Cedric Meyer was employed by Iscor for over 33 years until he took early retirement at the end of July 1993 after being informed he was to be retrenched. His pension benefits were calculated under rule 6.2 of the Iscor Pension Fund, which reduced pensions by 0.4% per month for retirement before age 63. On 20 September 1993, less than two months after Meyer's retirement, the Fund's trustees amended rule 6.2 to provide enhanced benefits for employees aged 50+ who elected to retire between October 1993 and March 1994, as part of Iscor's rationalisation program. Under the original rule, Meyer received a lump sum of R152,019.61 and monthly pension of R1,669.94; under the amended rule he would have received R342,612.90 and R3,939.11 monthly. Meyer felt discriminated against as approximately 3,000 employees who retired after him received enhanced benefits, as did 173 who retired in the last quarter of 1993 and members from the Usko pension fund who joined in January 1993. During negotiations, Iscor had promised unions that improved rationalisation benefits would apply retrospectively to all employees whose employment was terminated during the 1993 program.
Appeal dismissed with costs, including costs of two counsel. The decision of the Transvaal Provincial Division setting aside the Pension Fund Adjudicator's determination in Meyer's favour was upheld.

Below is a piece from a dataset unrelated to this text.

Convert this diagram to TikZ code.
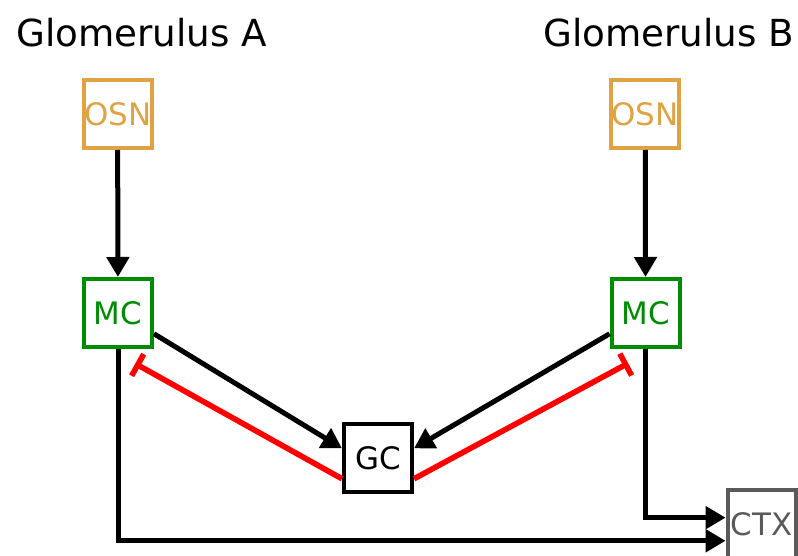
\documentclass[tikz,border=0pt]{standalone}
\usepackage{fontspec}
\setmainfont{DejaVu Sans}
\usetikzlibrary{arrows.meta}

\definecolor{osncol}{RGB}{224,162,66}
\definecolor{mccol}{RGB}{0,140,0}
\definecolor{ctxcol}{RGB}{90,90,90}

\begin{document}
\begin{tikzpicture}[
        cell/.style = {draw, line width=0.1cm, minimum size=1.7cm, inner sep=0pt,
                       font=\fontsize{22}{26}\selectfont},
        excite/.style = {line width=0.125cm, -{Triangle[width=0.55cm,length=0.5cm]}},
        inhibit/.style = {line width=0.14cm, red, -{Bar[width=0.62cm]}, shorten >=0.75cm}
    ]
        \clip (0,0) rectangle (19.95,13.875);

        % the two glomeruli
        \node[anchor=base, font=\fontsize{26.5}{30}\selectfont] (titleA) at (3.54,12.7) {Glomerulus A};
        \node[anchor=base, font=\fontsize{26.5}{30}\selectfont] (titleB) at (16.72,12.7) {Glomerulus B};
        \node[cell, draw=osncol, text=osncol] (osnA) at (2.94,11.025) {OSN};
        \node[cell, draw=osncol, text=osncol] (osnB) at (16.13,11.025) {OSN};
        \node[cell, draw=mccol, text=mccol] (mcA) at (2.95,6.05) {MC};
        \node[cell, draw=mccol, text=mccol] (mcB) at (16.14,6.05) {MC};

        % granule cell and cortex
        \node[cell] (gc) at (9.45,2.425) {GC};
        \node[cell, draw=ctxcol, text=ctxcol] (ctx) at (19.04,0.775) {CTX};

        % feedforward
        \draw[excite] (osnA) -- (mcA);
        \draw[excite] (osnB) -- (mcB);
        \draw[excite] (mcA.-30) -- (gc.165);
        \draw[excite] (mcB.210) -- (gc.15);

        % lateral inhibition
        \draw[inhibit] (gc.210) -- (mcA.-104);
        \draw[inhibit] (gc.-30) -- (mcB.-76);

        % output to cortex
        \draw[excite] (mcA.south) |- (ctx.205);
        \draw[excite] (mcB.south) |- (ctx.170);
    \end{tikzpicture}
\end{document}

The binding legal principles established are: (1) Under section 13 of the Pension Fund Act, pension fund rules are binding on the fund and members, and members cannot claim benefits for which they do not qualify under the rules. (2) Differentiation between current members and former members in pension fund rule amendments does not, without more, constitute unfair discrimination requiring remedial action. (3) The fact that a pension fund acted ultra vires in granting benefits to some members who did not qualify under an amended rule does not entitle other non-qualifying members to demand the same ultra vires treatment. (4) In South African law, the doctrine of legitimate expectation is confined to procedural fairness and does not extend to claims for substantive benefits or performance of promises. A legitimate expectation may entitle one to a fair hearing before a benefit is withdrawn or denied, but does not create a right to the substantive benefit itself. (5) Section 30P(2) of the Pension Fund Act grants the High Court jurisdiction to conduct a complete rehearing (appeal in the wide sense) of complaints determined by the Pension Fund Adjudicator, not merely a review of whether the Adjudicator's decision was correct. (6) In such appeals, where there is a genuine dispute of fact on the papers, the Plascon-Evans rule applies with the complainant treated as the 'applicant' throughout.
The Court made several non-binding observations: (1) Brand JA assumed without deciding that courts may scrutinize trustees' discretionary decisions on a basis analogous to administrative law review in accordance with principles of natural justice. (2) The Court expressed inclination to agree that 'maladministration of the fund' in section 1(b) of the Act is confined to administration contrary to fund rules and does not extend to rule amendments, but did not finally decide this issue. (3) The Court discussed at length why it would not adopt the English doctrine of substantive legitimate expectation, noting: the doctrine may have developed to address the English requirement of consideration for enforceability of undertakings (not required in South African law); the doctrine was controversial even in England; it has been rejected in Australia and treated cautiously in Canada; and the question is complex and should not be decided without full consideration of context. (4) The Court noted that even if substantive legitimate expectation were recognized, a promise must be made by someone with actual or ostensible authority to bind the entity sought to be held liable. (5) The Court observed sympathetically that Meyer's sense of grievance was understandable given the circumstances, though this could not affect the legal outcome or costs order.
This case is significant in South African pension fund law and administrative law for several reasons: (1) It clarifies the scope of complaints that can be entertained by the Pension Fund Adjudicator under Chapter VA of the Pension Fund Act, including challenges to the formulation of rule amendments as an 'improper exercise of powers' under section 1(a). (2) It establishes that differentiation between current members and former members in pension fund rule amendments does not inherently constitute unfair discrimination, and that trustees cannot be compelled to extend ultra vires benefits granted to some members. (3) It addresses the binding nature of pension fund rules under section 13 of the Act. (4) Importantly, it confirms that in South African administrative law, the doctrine of legitimate expectation is limited to procedural fairness and does not extend to substantive benefits, declining to follow recent English developments in this area. (5) It illustrates the limits of judicial intervention in trustee discretion and the appropriate remedies available on administrative review. (6) It clarifies the application of the Plascon-Evans rule in disputes of fact where the 'complainant' remains the applicant throughout despite formal procedural posture.